§ TO DO
Copy out each line that includes the word "this".

§ DATA LISTING
>>>>
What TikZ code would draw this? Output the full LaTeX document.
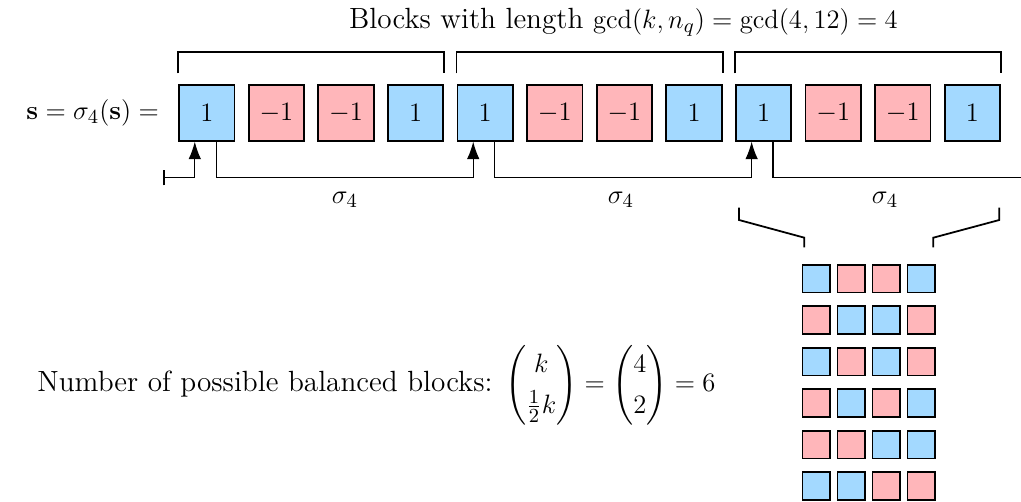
<<<<
>>>>
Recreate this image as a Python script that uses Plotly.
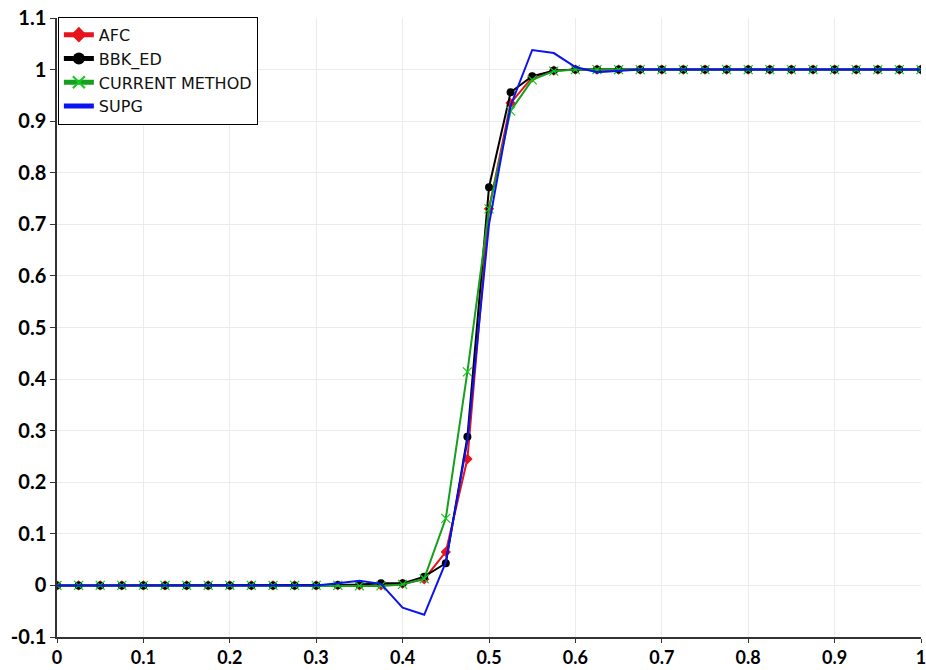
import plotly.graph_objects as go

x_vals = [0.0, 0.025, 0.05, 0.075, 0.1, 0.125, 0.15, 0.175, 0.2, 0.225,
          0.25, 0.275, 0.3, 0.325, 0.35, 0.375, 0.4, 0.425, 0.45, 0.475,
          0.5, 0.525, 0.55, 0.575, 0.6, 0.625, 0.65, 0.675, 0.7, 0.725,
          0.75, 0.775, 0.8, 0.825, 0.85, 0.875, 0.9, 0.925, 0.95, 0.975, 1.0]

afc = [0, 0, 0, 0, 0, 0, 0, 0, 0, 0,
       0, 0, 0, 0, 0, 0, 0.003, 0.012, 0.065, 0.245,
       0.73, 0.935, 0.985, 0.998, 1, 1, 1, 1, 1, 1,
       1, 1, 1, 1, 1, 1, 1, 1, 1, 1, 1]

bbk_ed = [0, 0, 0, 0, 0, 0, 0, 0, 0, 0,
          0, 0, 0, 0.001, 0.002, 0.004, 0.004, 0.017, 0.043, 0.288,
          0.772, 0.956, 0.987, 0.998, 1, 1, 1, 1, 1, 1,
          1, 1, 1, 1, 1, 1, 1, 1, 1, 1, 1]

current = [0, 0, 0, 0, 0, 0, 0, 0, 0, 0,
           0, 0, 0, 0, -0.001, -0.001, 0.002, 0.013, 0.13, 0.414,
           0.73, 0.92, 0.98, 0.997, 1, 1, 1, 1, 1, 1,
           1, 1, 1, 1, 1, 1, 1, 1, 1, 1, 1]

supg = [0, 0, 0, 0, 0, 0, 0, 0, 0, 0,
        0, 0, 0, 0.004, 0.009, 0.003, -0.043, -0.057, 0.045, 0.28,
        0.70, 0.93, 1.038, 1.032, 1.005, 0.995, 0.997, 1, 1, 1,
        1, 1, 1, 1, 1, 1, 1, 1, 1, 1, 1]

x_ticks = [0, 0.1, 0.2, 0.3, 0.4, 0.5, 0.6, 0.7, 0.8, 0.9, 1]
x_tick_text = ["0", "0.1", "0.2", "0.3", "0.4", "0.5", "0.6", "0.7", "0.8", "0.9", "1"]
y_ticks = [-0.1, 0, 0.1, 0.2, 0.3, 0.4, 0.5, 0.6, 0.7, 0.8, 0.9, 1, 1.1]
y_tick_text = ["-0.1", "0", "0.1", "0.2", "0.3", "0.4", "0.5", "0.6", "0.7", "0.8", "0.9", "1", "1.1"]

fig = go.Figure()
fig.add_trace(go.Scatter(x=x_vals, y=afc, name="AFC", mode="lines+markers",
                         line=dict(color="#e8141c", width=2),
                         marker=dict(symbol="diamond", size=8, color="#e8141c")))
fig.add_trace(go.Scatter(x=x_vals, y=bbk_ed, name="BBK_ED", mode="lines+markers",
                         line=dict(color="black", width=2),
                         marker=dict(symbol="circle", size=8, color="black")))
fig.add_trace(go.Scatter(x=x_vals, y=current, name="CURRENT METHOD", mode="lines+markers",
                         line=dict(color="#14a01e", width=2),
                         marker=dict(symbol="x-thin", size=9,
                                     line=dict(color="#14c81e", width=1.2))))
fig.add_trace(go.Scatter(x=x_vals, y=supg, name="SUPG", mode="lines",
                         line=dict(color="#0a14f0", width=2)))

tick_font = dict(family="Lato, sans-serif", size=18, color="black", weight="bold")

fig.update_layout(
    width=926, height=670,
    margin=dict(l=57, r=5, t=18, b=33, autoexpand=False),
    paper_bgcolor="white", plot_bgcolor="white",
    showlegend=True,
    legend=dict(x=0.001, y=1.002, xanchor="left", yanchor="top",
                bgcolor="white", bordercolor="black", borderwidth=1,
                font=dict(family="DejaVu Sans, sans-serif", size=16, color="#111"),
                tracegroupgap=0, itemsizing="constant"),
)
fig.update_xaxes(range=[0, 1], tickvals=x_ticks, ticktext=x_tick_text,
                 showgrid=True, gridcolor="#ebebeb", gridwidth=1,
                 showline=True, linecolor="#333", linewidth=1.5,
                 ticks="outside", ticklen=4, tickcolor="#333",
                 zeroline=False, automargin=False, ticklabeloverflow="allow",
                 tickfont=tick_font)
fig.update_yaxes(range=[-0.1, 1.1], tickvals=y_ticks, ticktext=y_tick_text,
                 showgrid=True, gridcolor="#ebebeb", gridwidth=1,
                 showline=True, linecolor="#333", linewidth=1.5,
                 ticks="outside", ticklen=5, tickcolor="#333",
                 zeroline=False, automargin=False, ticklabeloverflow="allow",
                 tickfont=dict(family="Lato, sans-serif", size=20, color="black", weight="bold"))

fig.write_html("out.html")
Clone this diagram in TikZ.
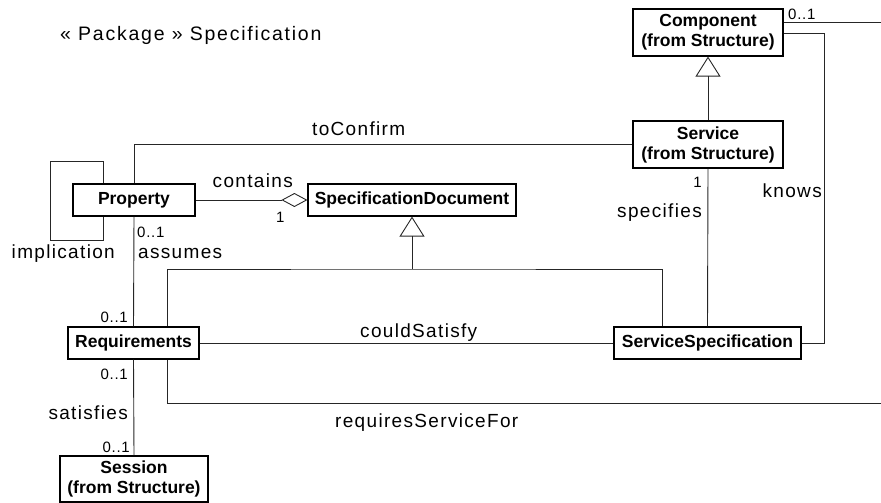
<<<<
>>>>
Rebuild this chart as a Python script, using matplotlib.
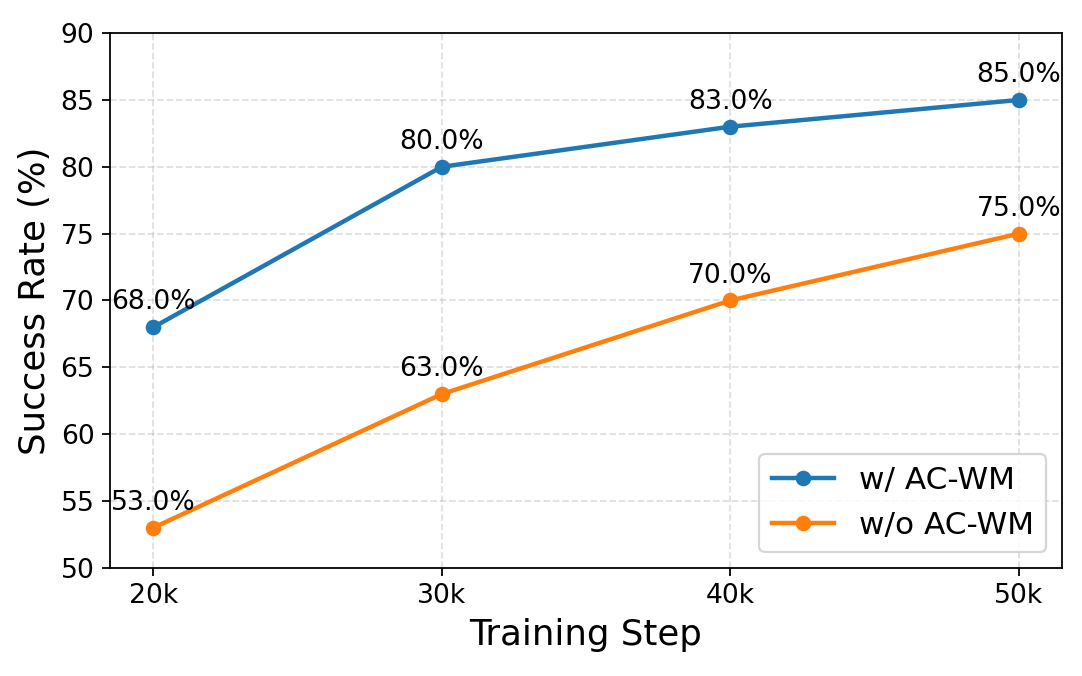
<<<<
§ RESULT OF THE EXERCISE
What TikZ code would draw this? Output the full LaTeX document.
Recreate this image as a Python script that uses Plotly.
Clone this diagram in TikZ.
Rebuild this chart as a Python script, using matplotlib.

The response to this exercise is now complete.